Curiosamente, al guatemalteco Jimmy Morales y al estadounidense Donald Trump los une algo más que la diversión y los negocios: son conservadores, tienen corazón republicano y consideran tener la receta para salvar a sus respectivos países del desastre.
Morales está convencido, como Reagan, Trump y los libertarios guatemaltecos, de que «el Gobierno es el problema», a juzgar por el contenido de su página en internet. Para un candidato que dice pertenecer a un partido cuya ideología es «nacionalista», encontrar la referida cita del también actor y expresidente estadounidense (e incluso otra de Gandi —sic—), cuando abundan tantos pensadores políticos guatemaltecos, debería enviar las primeras señales de alarma sobre cuán genuinos son su partido, sus principios y su plan de gobierno. En realidad, su entrevista con José Eduardo Valdizán en junio pasado deja entrever a un tipo más bien mesiánico cuando se define como «nacionalista cristiano centrista».

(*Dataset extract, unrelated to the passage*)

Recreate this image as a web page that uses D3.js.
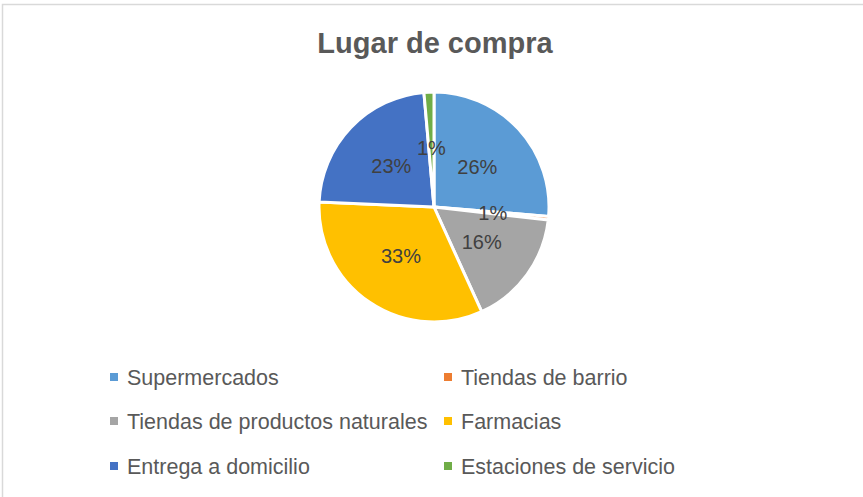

A decir del investigador social y especialista en temas militares Héctor Rosada, el grupo detrás del partido que representa, Frente de Convergencia Nacional (FCN), estaría bajo el control de viejos lobos de la política y asociado a algunas élites militares. De hecho, si se revisa el historial de las franquicias partidarias en competencia en las pasadas elecciones, el FCN irrumpía en el escenario electoral como un grupo de extrema derecha anti-Cicig. Se trataba de una alianza de exmilitares contrainsurgentes, industriales y libertarios «de línea dura», según el periodista Martín Rodríguez Pellecer.
Aunque Morales ha tratado de desvincularse de estas corrientes, fundamentos como «Dios», «patria», «familia» y «honor» rigen el FCN como eco de los partidos fascistas o de las dictaduras militares. O de esas vertientes ultraderechistas que hoy tratan de ganar un espacio y capitalizar el descontento popular ante nuevos fenómenos sociales y complejos. Tal es el caso del Tea Party estadounidense o del Frente Nacional de los Le Pen en Francia. Así pues, un liderazgo ni nuevo ni antipolítico, mucho menos democrático. Comediante cortado con el mismo molde.
De Trump ya se ha hablado hasta la saciedad desde que anunció que entraba en la contienda lanzando improperios xenófobos contra los inmigrantes mexicanos, insultando a sus homólogos partidarios (violando así el famoso undécimo mandamiento republicano de no insultarse entre sí) o pintando al actual gobierno como el Armagedón si bien la economía estadounidense creció en el último trimestre y el desempleo sigue por debajo del 6%. Su fórmula virulenta y emotiva le ha funcionado. Y al conseguir un 20% de preferencia en el campo republicano, se ha garantizado un pase para batirse en duelo con 10 de sus colegas en el primer gran debate republicano esta semana, de cara a las elecciones presidenciales de 2016.
En realidad, en sociedades tan desiguales como la guatemalteca y la estadounidense, el surgimiento de estos candidatos no es ninguna sorpresa. Tres décadas de discursos antigubernamentales, de despolitización de la ciudadanía, de ensanchamiento de las brechas del ingreso y de achicamiento del Estado (o corrupción a granel, como es el caso en América Latina, y comprobadísimo en Guatemala por la Cicig) han creado las condiciones para convertir el espacio de lo público en un espectáculo donde imperan el individualismo, el éxito empresarial y la gratificación inmediata, así como un campo fértil para pregonar una mayor liberalización económica como panacea del desarrollo.
En esta coyuntura, mientras se termina de esclarecer el turbio panorama político electoral y a escasas cuatro semanas de las elecciones, el ilusionista Jimmy Morales parece ser esa pieza del tablero en la recomposición política que quisieran algunas élites que suspirarán de alivio al verlo en el segundo puesto de la preferencia electoral. Si en el 2011 la preocupación principal era la seguridad y la solución el partido de la mano dura, hoy el único caballo de batalla es la lucha contra la corrupción personificada por Manuel Baldizón, pero sin necesariamente sustentar una agenda política democratizadora.
O sea, pan y circo para más de lo mismo.